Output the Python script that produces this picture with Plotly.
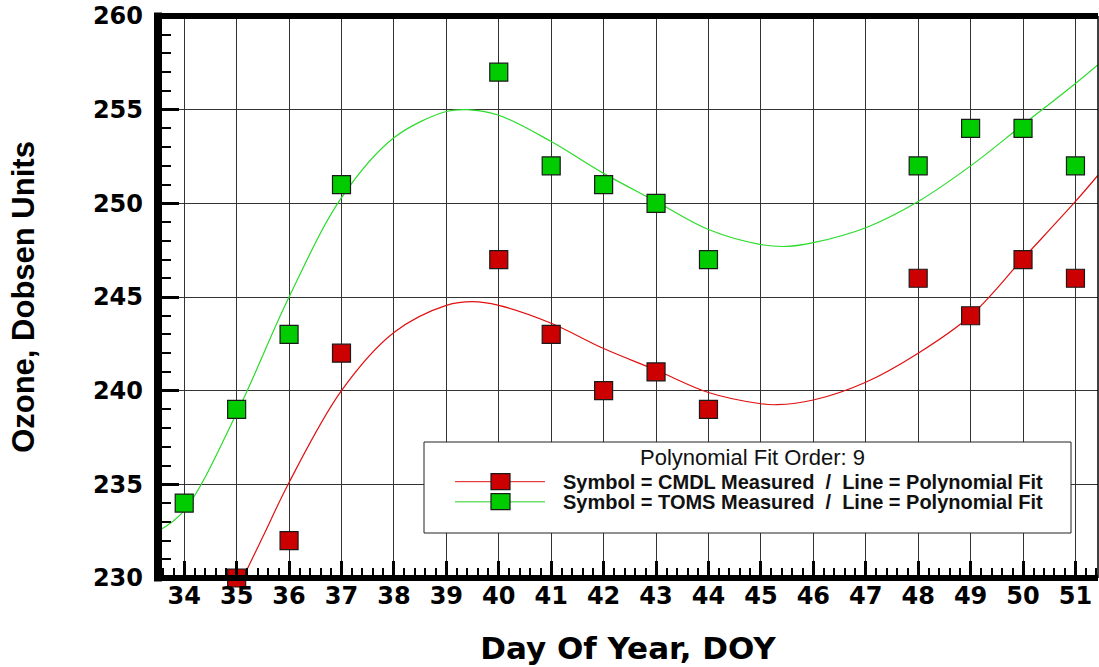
import plotly.graph_objects as go

# ---------------- data ----------------
cmdl_days = [35, 36, 37, 40, 41, 42, 43, 44, 48, 49, 50, 51]
cmdl_ozone = [230, 232, 242, 247, 243, 240, 241, 239, 246, 244, 247, 246]

toms_days = [34, 35, 36, 37, 40, 41, 42, 43, 44, 48, 49, 50, 51]
toms_ozone = [234, 239, 243, 251, 257, 252, 251, 250, 247, 252, 254, 254, 252]

# polynomial fit curves
cmdl_fit_x = [35.0, 35.5, 36, 37, 38, 39, 39.5, 40, 41, 42, 43, 44, 45, 45.3, 46, 47, 48, 49, 50, 51, 51.43]
cmdl_fit_y = [229.3, 232.2, 235.1, 240.0, 243.1, 244.55, 244.75, 244.55, 243.6, 242.25, 241.1, 239.9,
              239.3, 239.25, 239.5, 240.45, 242.0, 244.0, 247.05, 250.1, 251.5]

toms_fit_x = [33.5, 34, 35, 36, 37, 38, 39, 39.4, 40, 41, 42, 43, 44, 45, 45.5, 46, 47, 48, 49, 50, 51, 51.43]
toms_fit_y = [232.5, 233.6, 238.8, 245.0, 250.3, 253.5, 254.9, 255.0, 254.7, 253.3, 251.6, 250.1, 248.6,
              247.8, 247.7, 247.9, 248.7, 250.1, 252.0, 254.2, 256.4, 257.4]

x_tick_vals = list(range(34, 52))
x_tick_text = [str(v) for v in x_tick_vals]
y_tick_vals = [230, 235, 240, 245, 250, 255, 260]
y_tick_text = [str(v) for v in y_tick_vals]

fit_order = 9
legend_title = f"Polynomial Fit Order: {fit_order}"
nb = "\u00a0"
legend_labels = [
    f"Symbol = CMDL Measured {nb}/{nb} Line = Polynomial Fit",
    f"Symbol = TOMS Measured {nb}/{nb} Line = Polynomial Fit",
]

RED = "#CC0000"
GREEN = "#00CC00"
RED_LINE = "#E01010"
GREEN_LINE = "#2ADC2A"

# ---------------- figure ----------------
fig = go.Figure()

fig.add_trace(go.Scatter(x=toms_fit_x, y=toms_fit_y, mode="lines",
                         line=dict(color=GREEN_LINE, width=1.2, shape="spline"),
                         hoverinfo="skip", showlegend=False))
fig.add_trace(go.Scatter(x=cmdl_fit_x, y=cmdl_fit_y, mode="lines",
                         line=dict(color=RED_LINE, width=1.2, shape="spline"),
                         hoverinfo="skip", showlegend=False))
fig.add_trace(go.Scatter(x=toms_days, y=toms_ozone, mode="markers", name="TOMS",
                         marker=dict(symbol="square", size=18, color=GREEN,
                                     line=dict(color="#1a1a1a", width=1.2)),
                         cliponaxis=False, showlegend=False))
fig.add_trace(go.Scatter(x=cmdl_days, y=cmdl_ozone, mode="markers", name="CMDL",
                         marker=dict(symbol="square", size=18, color=RED,
                                     line=dict(color="#1a1a1a", width=1.2)),
                         cliponaxis=False, showlegend=False))

W, H = 1099, 667
ML, MR, MT, MB = 158, 1, 16, 89
PW, PH = W - ML - MR, H - MT - MB


def px_x(p):
    return (p - ML) / PW


def px_y(p):
    return (H - MB - p) / PH


shapes = []
# frame
shapes.append(dict(type="line", xref="paper", yref="paper", x0=0, x1=0,
                   y0=-3.5 / PH, y1=1 + 3.5 / PH, line=dict(color="black", width=8), layer="above"))
shapes.append(dict(type="line", xref="paper", yref="paper", x0=-4 / PW, x1=1,
                   y0=1, y1=1, line=dict(color="black", width=6), layer="above"))
shapes.append(dict(type="line", xref="paper", yref="paper", x0=-4 / PW, x1=1,
                   y0=0, y1=0, line=dict(color="black", width=6), layer="above"))
shapes.append(dict(type="line", xref="paper", yref="paper", x0=1, x1=1,
                   y0=0, y1=1, line=dict(color="black", width=1.5), layer="above"))

# legend box
shapes.append(dict(type="rect", xref="paper", yref="paper",
                   x0=px_x(424), x1=px_x(1071), y0=px_y(533), y1=px_y(442),
                   fillcolor="white", line=dict(color="#222", width=1), layer="above"))
legend_rows = [(481.7, RED_LINE, RED, 1.0), (501.7, "#6EE06E", GREEN, 1.6)]
for (cy, lc, fc, lw) in legend_rows:
    shapes.append(dict(type="line", xref="paper", yref="paper",
                       x0=px_x(455), x1=px_x(545), y0=px_y(cy), y1=px_y(cy),
                       line=dict(color=lc, width=lw), layer="above"))
    shapes.append(dict(type="rect", xref="paper", yref="paper",
                       x0=px_x(491), x1=px_x(510), y0=px_y(cy + 8), y1=px_y(cy - 8),
                       fillcolor=fc, line=dict(color="#1a1a1a", width=1.2), layer="above"))

annotations = [dict(xref="paper", yref="paper", x=px_x(752), y=px_y(457), text=legend_title,
                    showarrow=False, xanchor="center", yanchor="middle",
                    font=dict(family="Liberation Sans", size=22, color="#111"))]
for (cy, _, _, _), lab in zip(legend_rows, legend_labels):
    annotations.append(dict(xref="paper", yref="paper", x=px_x(561), y=px_y(cy), text=lab,
                            showarrow=False, xanchor="left", yanchor="middle",
                            font=dict(family="Liberation Sans", size=20, color="#111", weight="bold")))

tick_font = dict(family="DejaVu Sans", size=24, color="black", weight="bold")

fig.update_layout(
    width=W, height=H,
    margin=dict(l=ML, r=MR, t=MT, b=MB),
    paper_bgcolor="white", plot_bgcolor="white",
    shapes=shapes, annotations=annotations,
    showlegend=False,
    xaxis=dict(range=[33.5, 51.43], tickmode="array", tickvals=x_tick_vals, ticktext=x_tick_text,
               showgrid=True, gridcolor="#333", gridwidth=1, zeroline=False, showline=False,
               ticks="inside", ticklen=17, tickwidth=3, tickcolor="black",
               minor=dict(tickmode="linear", tick0=0, dtick=0.2, ticks="inside", ticklen=10,
                          tickwidth=1.5, tickcolor="black", showgrid=False),
               tickfont=tick_font, ticklabelstandoff=1,
               title=dict(text="Day Of Year, DOY", standoff=28,
                          font=dict(family="DejaVu Sans", size=31, color="black", weight="bold"))),
    yaxis=dict(range=[230, 260], tickmode="array", tickvals=y_tick_vals, ticktext=y_tick_text,
               showgrid=True, gridcolor="#333", gridwidth=1, zeroline=False, showline=False,
               ticks="inside", ticklen=21, tickwidth=3, tickcolor="black",
               minor=dict(tickmode="linear", tick0=0, dtick=1, ticks="inside", ticklen=13,
                          tickwidth=1.5, tickcolor="black", showgrid=False),
               tickfont=tick_font, ticklabelstandoff=14,
               title=dict(text="Ozone, Dobsen Units", standoff=49,
                          font=dict(family="Liberation Sans", size=31, color="black", weight="bold"))),
)

fig.write_html("out.html", config={"displayModeBar": False},
               post_script="document.body.style.margin='0';")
· · · · ·
■ Goal of the exercise ■
Output an exact copy of the material, with the pictures removed.

■ Problem solution ■
Output the Python script that produces this picture with Plotly.
import plotly.graph_objects as go

# ---------------- data ----------------
cmdl_days = [35, 36, 37, 40, 41, 42, 43, 44, 48, 49, 50, 51]
cmdl_ozone = [230, 232, 242, 247, 243, 240, 241, 239, 246, 244, 247, 246]

toms_days = [34, 35, 36, 37, 40, 41, 42, 43, 44, 48, 49, 50, 51]
toms_ozone = [234, 239, 243, 251, 257, 252, 251, 250, 247, 252, 254, 254, 252]

# polynomial fit curves
cmdl_fit_x = [35.0, 35.5, 36, 37, 38, 39, 39.5, 40, 41, 42, 43, 44, 45, 45.3, 46, 47, 48, 49, 50, 51, 51.43]
cmdl_fit_y = [229.3, 232.2, 235.1, 240.0, 243.1, 244.55, 244.75, 244.55, 243.6, 242.25, 241.1, 239.9,
              239.3, 239.25, 239.5, 240.45, 242.0, 244.0, 247.05, 250.1, 251.5]

toms_fit_x = [33.5, 34, 35, 36, 37, 38, 39, 39.4, 40, 41, 42, 43, 44, 45, 45.5, 46, 47, 48, 49, 50, 51, 51.43]
toms_fit_y = [232.5, 233.6, 238.8, 245.0, 250.3, 253.5, 254.9, 255.0, 254.7, 253.3, 251.6, 250.1, 248.6,
              247.8, 247.7, 247.9, 248.7, 250.1, 252.0, 254.2, 256.4, 257.4]

x_tick_vals = list(range(34, 52))
x_tick_text = [str(v) for v in x_tick_vals]
y_tick_vals = [230, 235, 240, 245, 250, 255, 260]
y_tick_text = [str(v) for v in y_tick_vals]

fit_order = 9
legend_title = f"Polynomial Fit Order: {fit_order}"
nb = "\u00a0"
legend_labels = [
    f"Symbol = CMDL Measured {nb}/{nb} Line = Polynomial Fit",
    f"Symbol = TOMS Measured {nb}/{nb} Line = Polynomial Fit",
]

RED = "#CC0000"
GREEN = "#00CC00"
RED_LINE = "#E01010"
GREEN_LINE = "#2ADC2A"

# ---------------- figure ----------------
fig = go.Figure()

fig.add_trace(go.Scatter(x=toms_fit_x, y=toms_fit_y, mode="lines",
                         line=dict(color=GREEN_LINE, width=1.2, shape="spline"),
                         hoverinfo="skip", showlegend=False))
fig.add_trace(go.Scatter(x=cmdl_fit_x, y=cmdl_fit_y, mode="lines",
                         line=dict(color=RED_LINE, width=1.2, shape="spline"),
                         hoverinfo="skip", showlegend=False))
fig.add_trace(go.Scatter(x=toms_days, y=toms_ozone, mode="markers", name="TOMS",
                         marker=dict(symbol="square", size=18, color=GREEN,
                                     line=dict(color="#1a1a1a", width=1.2)),
                         cliponaxis=False, showlegend=False))
fig.add_trace(go.Scatter(x=cmdl_days, y=cmdl_ozone, mode="markers", name="CMDL",
                         marker=dict(symbol="square", size=18, color=RED,
                                     line=dict(color="#1a1a1a", width=1.2)),
                         cliponaxis=False, showlegend=False))

W, H = 1099, 667
ML, MR, MT, MB = 158, 1, 16, 89
PW, PH = W - ML - MR, H - MT - MB


def px_x(p):
    return (p - ML) / PW


def px_y(p):
    return (H - MB - p) / PH


shapes = []
# frame
shapes.append(dict(type="line", xref="paper", yref="paper", x0=0, x1=0,
                   y0=-3.5 / PH, y1=1 + 3.5 / PH, line=dict(color="black", width=8), layer="above"))
shapes.append(dict(type="line", xref="paper", yref="paper", x0=-4 / PW, x1=1,
                   y0=1, y1=1, line=dict(color="black", width=6), layer="above"))
shapes.append(dict(type="line", xref="paper", yref="paper", x0=-4 / PW, x1=1,
                   y0=0, y1=0, line=dict(color="black", width=6), layer="above"))
shapes.append(dict(type="line", xref="paper", yref="paper", x0=1, x1=1,
                   y0=0, y1=1, line=dict(color="black", width=1.5), layer="above"))

# legend box
shapes.append(dict(type="rect", xref="paper", yref="paper",
                   x0=px_x(424), x1=px_x(1071), y0=px_y(533), y1=px_y(442),
                   fillcolor="white", line=dict(color="#222", width=1), layer="above"))
legend_rows = [(481.7, RED_LINE, RED, 1.0), (501.7, "#6EE06E", GREEN, 1.6)]
for (cy, lc, fc, lw) in legend_rows:
    shapes.append(dict(type="line", xref="paper", yref="paper",
                       x0=px_x(455), x1=px_x(545), y0=px_y(cy), y1=px_y(cy),
                       line=dict(color=lc, width=lw), layer="above"))
    shapes.append(dict(type="rect", xref="paper", yref="paper",
                       x0=px_x(491), x1=px_x(510), y0=px_y(cy + 8), y1=px_y(cy - 8),
                       fillcolor=fc, line=dict(color="#1a1a1a", width=1.2), layer="above"))

annotations = [dict(xref="paper", yref="paper", x=px_x(752), y=px_y(457), text=legend_title,
                    showarrow=False, xanchor="center", yanchor="middle",
                    font=dict(family="Liberation Sans", size=22, color="#111"))]
for (cy, _, _, _), lab in zip(legend_rows, legend_labels):
    annotations.append(dict(xref="paper", yref="paper", x=px_x(561), y=px_y(cy), text=lab,
                            showarrow=False, xanchor="left", yanchor="middle",
                            font=dict(family="Liberation Sans", size=20, color="#111", weight="bold")))

tick_font = dict(family="DejaVu Sans", size=24, color="black", weight="bold")

fig.update_layout(
    width=W, height=H,
    margin=dict(l=ML, r=MR, t=MT, b=MB),
    paper_bgcolor="white", plot_bgcolor="white",
    shapes=shapes, annotations=annotations,
    showlegend=False,
    xaxis=dict(range=[33.5, 51.43], tickmode="array", tickvals=x_tick_vals, ticktext=x_tick_text,
               showgrid=True, gridcolor="#333", gridwidth=1, zeroline=False, showline=False,
               ticks="inside", ticklen=17, tickwidth=3, tickcolor="black",
               minor=dict(tickmode="linear", tick0=0, dtick=0.2, ticks="inside", ticklen=10,
                          tickwidth=1.5, tickcolor="black", showgrid=False),
               tickfont=tick_font, ticklabelstandoff=1,
               title=dict(text="Day Of Year, DOY", standoff=28,
                          font=dict(family="DejaVu Sans", size=31, color="black", weight="bold"))),
    yaxis=dict(range=[230, 260], tickmode="array", tickvals=y_tick_vals, ticktext=y_tick_text,
               showgrid=True, gridcolor="#333", gridwidth=1, zeroline=False, showline=False,
               ticks="inside", ticklen=21, tickwidth=3, tickcolor="black",
               minor=dict(tickmode="linear", tick0=0, dtick=1, ticks="inside", ticklen=13,
                          tickwidth=1.5, tickcolor="black", showgrid=False),
               tickfont=tick_font, ticklabelstandoff=14,
               title=dict(text="Ozone, Dobsen Units", standoff=49,
                          font=dict(family="Liberation Sans", size=31, color="black", weight="bold"))),
)

fig.write_html("out.html", config={"displayModeBar": False},
               post_script="document.body.style.margin='0';")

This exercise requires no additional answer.